Scholar to plumb heights of Kabala
With its emphasis on filling one of Judaism’s most intrinsic of messages — that God and humans are in partnership in making the world a better place through ethical and moral living — Kabala has continued to attract followers.
Guiding that ethical living is the Zohar, meaning radiance or splendor, the Aramaic-language book on which its mystical teachings are based.
“Some people say it’s the third-holiest book in Judaism after the Bible and Talmud,” said Dr. Daniel Matt, considered one of the world’s leading authorities on Kabala. “For hundreds of years it was and still is for many Jews known as the ‘Holy Zohar.’”
Matt has spent the last 15 years translating and annotating the Zohar. He will be featured speaker at two area venues in the coming weeks: Nov. 16-17, “From Kabala to the Big Bang: Ancient Wisdom and Contemporary Spirituality” at Highland Park Conservative Temple-Congregation Anshe Emeth, and Nov. 19, “Zohar: The Masterpiece of Kabala” at Rutgers Student Center on the College Avenue campus, New Brunswick.
The main public event, open to the wider community, is “God and the Big Bang: Discovering Harmony between Science and Spirituality,” taking place Saturday night, Nov. 17 at 8 p.m. at Highland Park Conservative Temple.
Matt’s seventh translated volume, which covers two-thirds of the Zohar’s commentary on the Torah, is expected out the first two weeks of this month. The compiled work has earned Matt the National Jewish Book and Koret Jewish Book awards.
“There will be nine volumes, which will complete the Zohar on the Torah,” said Matt in a phone interview with NJ Jewish News from his Berkeley, Calif., home. He said tackling the entire work — which he hopes to have completed in three years — has been “an amazing adventure.”
Matt previously served for 20 years as a professor of Jewish mysticism at the Richard S. Dinner Center for Jewish Studies of the Graduate Theological Union in Berkeley. He has authored more than 10 other books, including The Essential Kabbalah: The Heart of Jewish Mysticism — which has been translated into seven languages — Zohar: Annotated and Explained, and God and the Big Bang: Discovering Harmony Between Science and Spirituality.
Matt has longstanding ties to central New Jersey. His father, Hershel, a renowned rabbi and author, served as leader of Congregation Neve Shalom in Metuchen from 1959 to 1970 and at The Jewish Center in Princeton from 1970 to 1975. During the last years of his life, Rabbi Matt taught and co-officiated at High Holy Day services at the Highland Park temple. Daniel Matt attended the former Hillel Academy Day School in Perth Amboy, and his mother and sister still live in Highland Park.
Matt said he believes Kabala’s current popularity can be attributed to an abiding focus on spirituality “that doesn’t flee from the world, but rather engages it and seeks to transform the world.”
Matt explained that Kabala focuses on the “divine romance” between the Shechina — the female aspect of God — and the “masculine path” of God.

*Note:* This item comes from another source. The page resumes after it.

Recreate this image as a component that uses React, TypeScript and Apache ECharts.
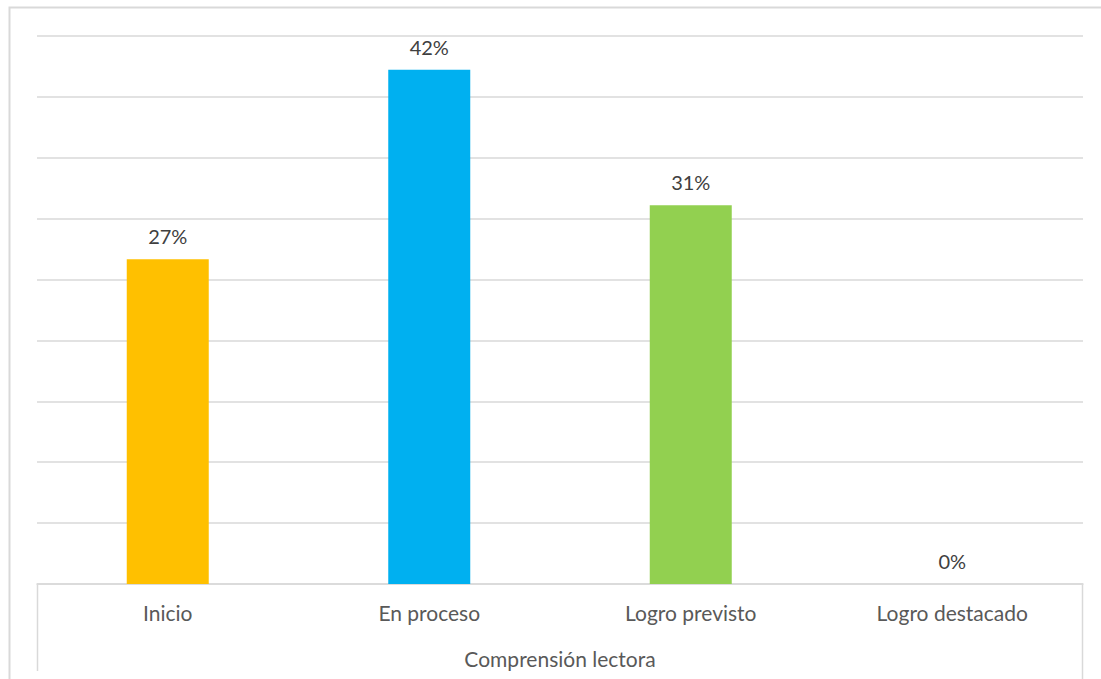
import React, { useEffect, useRef } from "react";
import * as echarts from "echarts";

const categories = ["Inicio", "En proceso", "Logro previsto", "Logro destacado"];
const values = [0.2667, 0.4222, 0.3111, 0];
const barColors = ["#FFC000", "#00B0F0", "#92D050", "#FF0000"];
const axisTitle = "Comprensión lectora";

export default function App() {
  const ref = useRef<HTMLDivElement>(null);
  useEffect(() => {
    const chart = echarts.init(ref.current!, null, { renderer: "svg" });
    chart.setOption({
      animation: false,
      textStyle: { fontFamily: "Lato, 'Open Sans', sans-serif" },
      grid: { left: 37, right: 18, top: 36, bottom: 95 },
      xAxis: {
        type: "category",
        data: categories,
        axisLine: { lineStyle: { color: "#d9d9d9", width: 1.5 } },
        axisTick: { show: false },
        axisLabel: { color: "#595959", fontSize: 21, margin: 18 },
        name: axisTitle,
        nameLocation: "middle",
        nameGap: 64,
        nameTextStyle: { color: "#595959", fontSize: 21 },
      },
      yAxis: {
        type: "value",
        min: 0,
        max: 0.45,
        interval: 0.05,
        axisLabel: { show: false },
        axisLine: { show: false },
        axisTick: { show: false },
        splitLine: { lineStyle: { color: "#d9d9d9", width: 1.5 } },
      },
      series: [
        {
          type: "bar",
          data: values.map((v, i) => ({ value: v, itemStyle: { color: barColors[i] } })),
          barWidth: 82,
          label: {
            show: true,
            position: "top",
            distance: 13,
            color: "#404040",
            fontSize: 20,
            formatter: (p: any) => Math.round(p.value * 100) + "%",
          },
        },
      ],
      graphic: [
        {
          type: "rect",
          shape: { x: 9.5, y: 7.5, width: 1200, height: 800 },
          style: { fill: "none", stroke: "#d9d9d9", lineWidth: 2 },
          silent: true,
        },
        {
          type: "line",
          shape: { x1: 37.5, y1: 584, x2: 37.5, y2: 671 },
          style: { stroke: "#d9d9d9", lineWidth: 1.5 },
        },
        {
          type: "line",
          shape: { x1: 1082.5, y1: 584, x2: 1082.5, y2: 679 },
          style: { stroke: "#d9d9d9", lineWidth: 1.5 },
        },
      ],
    });
    return () => chart.dispose();
  }, []);
  return <div ref={ref} style={{ width: 1101, height: 679, position: "absolute", left: 0, top: 0 }} />;
}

“Their union, their wedding, is the goal of Judaism, to unite the Holy One, blessed be He, with the Shechina, the feminine,” he said. “But how do we unite the divine couple? Through virtuous conduct and living ethically…Israel brings forth that union through fulfilling the mitzvot, through living spiritually and ethically.”
Matt also noted that in traditional Judaism, Shechina means “the presence of God in the world” and God’s intimacy with the Jewish people, but Kabala takes it a step further.
“In general, everything in Kabala is based on the Bible and rabbinic Judaism, but what Kabala does is emphasize the direct contact with God,” said Matt. “For the kabalist it is not enough just to fulfill God’s commandments. The kabalist wants to experience God directly, and even that has its roots in the Psalms and the Talmud.”
That “radical” notion that God is both female and male is evident on Friday nights when Shabbat is compared to a bride being brought to her “beloved,” the Jewish people, by God.
“Ultimately God is beyond gender; the term ein sof — which means infinity — is used,” said Matt, “and God is beyond infinite and beyond gender.”
Kabalists recognized that “our understanding of God doesn’t do justice to the infinite nature of God. What we think of a God is not the ultimate reality of God.”
The Zohar “discovers the spiritual essence of Torah through the power of imagination” by reading the Torah in a “fresh and radical new way” — taking elements of Midrash and Talmud and turning them into “fully developed teachings.”
The Zohar, continued Matt, suggests that God is the energy that “animates all of existence and that it is possible to connect with that divine energy through prayer and meditation and ethical living.”
“God needs us. God is somehow incomplete without our active participation. God is potentially here in this world, but it is up to us to actualize that divine potential by living a holy life.”